The report (GAO-07-691) concluded that NASA has made "significant strides" to develop and implement better business management. But auditors also identified areas of concern. GAO determined that despite progress, NASA needs to return to basics and address weaknesses in scheduling and requirements development before moving forward.

GAO has issued periodic reports on the progress of NASA's financial management improvement efforts at the request of Reps. Bart Gordon, D-Tenn., chairman of the House Science and Technology Committee, and Todd Platts, R-Pa. The last report on the modernization was released in September 2005.

GAO recognized the project as an avenue for major improvement to NASA's business management, but cautioned that neglecting best practices early in the process could cause problems during implementation and future upgrades.

"With a planned investment of over $800 million for IEMP, NASA must immediately and effectively address these strategic building blocks if IEMP is to successfully address long-standing management challenges -- including overseeing contractor performance and properly accounting for NASA's property, plant and equipment," the report stated.

The five recommendations issued by GAO focus on the tightening of policies and procedures that govern scheduling and development of system requirements. Auditors also urged the establishment of a concept of operations. By failing to do this, NASA has not fully taken high-level strategic issues into account during the early stages of IEMP, the report warned.

"Ideally, a concept of operations should be completed before systems development begins so that it can serve as a foundation for system planning and requirements development," the report stated. "Nonetheless, while NASA's IEMP efforts are already well under way, the completion of such a document remains essential for guiding the development of the remaining IEMP modules as well as any future upgrades.

NASA concurred with GAO's recommendations and detailed steps it is already taking to address existing gaps and potential problems. NASA Deputy Administrator Shana Dale focused especially on what the agency has done to improve the requirements development process, from using software to conduct reviews and solicit feedback from stakeholders to creating an advisory body to recommend and prioritize requirements.
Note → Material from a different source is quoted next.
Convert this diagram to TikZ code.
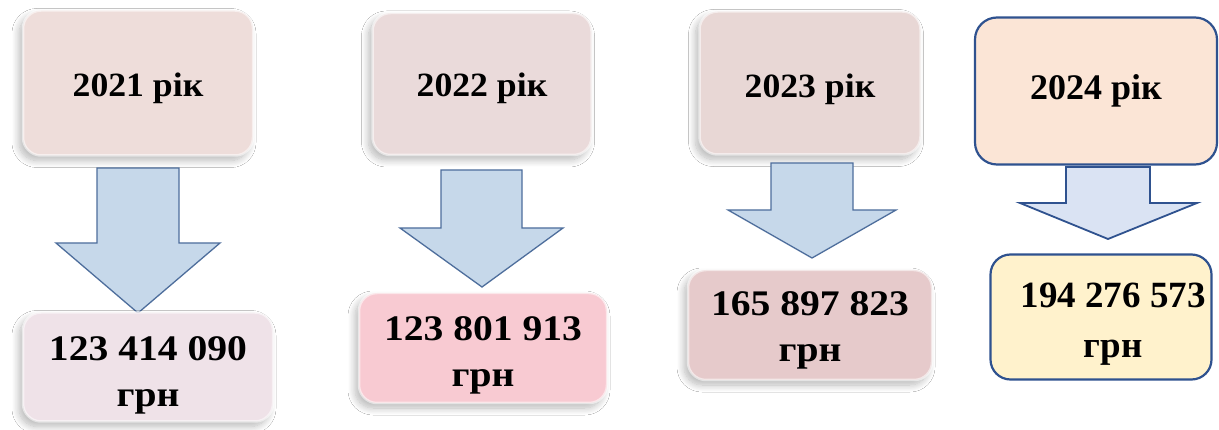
\documentclass[tikz,border=0pt]{standalone}
\usepackage{fontspec}
\usepackage{graphicx}
\setmainfont{Liberation Serif}
\usetikzlibrary{shadows.blur}
\definecolor{boxAt}{HTML}{EEDDDA}
\definecolor{boxAb}{HTML}{EFE2E8}
\definecolor{boxBt}{HTML}{EADADA}
\definecolor{boxBb}{HTML}{F8CAD2}
\definecolor{boxCt}{HTML}{E8D7D5}
\definecolor{boxCb}{HTML}{E6CACB}
\definecolor{boxDt}{HTML}{FBE5D6}
\definecolor{boxDb}{HTML}{FFF2CC}
\definecolor{arrfill}{HTML}{C6D8EA}
\definecolor{arrline}{HTML}{4E6E9C}
\definecolor{arrfillD}{HTML}{DAE3F3}
\definecolor{blueline}{HTML}{2F528F}
% #1 = downward shift, #2 = text
\newcommand{\stretchtxt}[2]{\raisebox{-#1}[\height][\depth]{\scalebox{1.1}[1]{#2}}}
\newcommand{\yeartext}[2]{\raisebox{-#1}[\height][\depth]{\scalebox{1.05}[1]{#2}}}
\tikzset{
  softbox/.style={rounded corners=18pt, inner sep=0pt, align=center,
    draw=white, draw opacity=0.55, line width=2.5pt,
    blur shadow={shadow xshift=-4pt, shadow yshift=-5pt, shadow blur steps=12, shadow opacity=28, shadow blur radius=7pt},
    font=\bfseries},
  bluebox/.style={rounded corners=22pt, inner sep=0pt, align=center,
    draw=blueline, line width=2.2pt, font=\bfseries},
  blockarr/.style={fill=arrfill, draw=arrline, line width=1.3pt, line join=miter},
  blockarrD/.style={fill=arrfillD, draw=blueline, line width=1.8pt, line join=miter},
  yeartxt/.style={font=\fontsize{34}{40}\selectfont\bfseries},
  sumtxt/.style={font=\fontsize{36}{46}\selectfont\bfseries}
}
\begin{document}
\begin{tikzpicture}[x=1pt,y=-1pt]
\useasboundingbox[fill=white] (0,0) rectangle (1219,430);

% column 1
\node[softbox, fill=boxAt, minimum width=230pt, minimum height=145pt, yeartxt] (t1) at (138,83) {\yeartext{5pt}{2021 рік}};
\draw[blockarr] (97,168) -- (179,168) -- (179,243) -- (220,243) -- (138,313) -- (56,243) -- (97,243) -- cycle;
\node[softbox, fill=boxAb, minimum width=250pt, minimum height=109pt, sumtxt] (b1) at (148,367) {\stretchtxt{8pt}{123 414 090}\\\stretchtxt{8pt}{грн}};

% column 2
\node[softbox, fill=boxBt, minimum width=219pt, minimum height=142pt, yeartxt] (t2) at (482,84) {\yeartext{4pt}{2022 рік}};
\draw[blockarr] (441,170) -- (522,170) -- (522,228) -- (563,228) -- (482,287) -- (400,228) -- (441,228) -- cycle;
\node[softbox, fill=boxBb, minimum width=248pt, minimum height=110pt, sumtxt] (b2) at (483,348) {\stretchtxt{7pt}{123 801 913}\\\stretchtxt{7pt}{грн}};

% column 3
\node[softbox, fill=boxCt, minimum width=221pt, minimum height=143pt, yeartxt] (t3) at (810,83) {\yeartext{6pt}{2023 рік}};
\draw[blockarr] (771,163) -- (853,163) -- (853,210) -- (896,210) -- (812,258) -- (728,210) -- (771,210) -- cycle;
\node[softbox, fill=boxCb, minimum width=244pt, minimum height=110pt, sumtxt] (b3) at (810,325) {\stretchtxt{5pt}{165 897 823}\\\stretchtxt{5pt}{грн}};

% column 4
\node[bluebox, fill=boxDt, minimum width=242pt, minimum height=147pt, font=\fontsize{36}{42}\selectfont\bfseries] (t4) at (1096,91) {2024 рік};
\draw[blockarrD] (1066,167) -- (1150,167) -- (1150,203) -- (1197,203) -- (1108,239) -- (1020,203) -- (1066,203) -- cycle;
\node[bluebox, fill=boxDb, minimum width=221pt, minimum height=125pt, rounded corners=20pt] (b4) at (1101,317) {};
\node[font=\fontsize{37}{50}\selectfont\bfseries, align=center, inner sep=0pt] (b4txt) at (1113,324) {194 276 573\\грн};
\end{tikzpicture}
\end{document}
Dale wrote that despite the improvements that have been made, NASA recognizes the need to cohesively document existing policy and guidance, and aims to complete that documentation by December.

NASA agreed that establishing a concept of operations must be a priority. Dale said the process will be lengthy "due to the need to engage all functional organizations owning business systems (and their customers) in the development of this important document."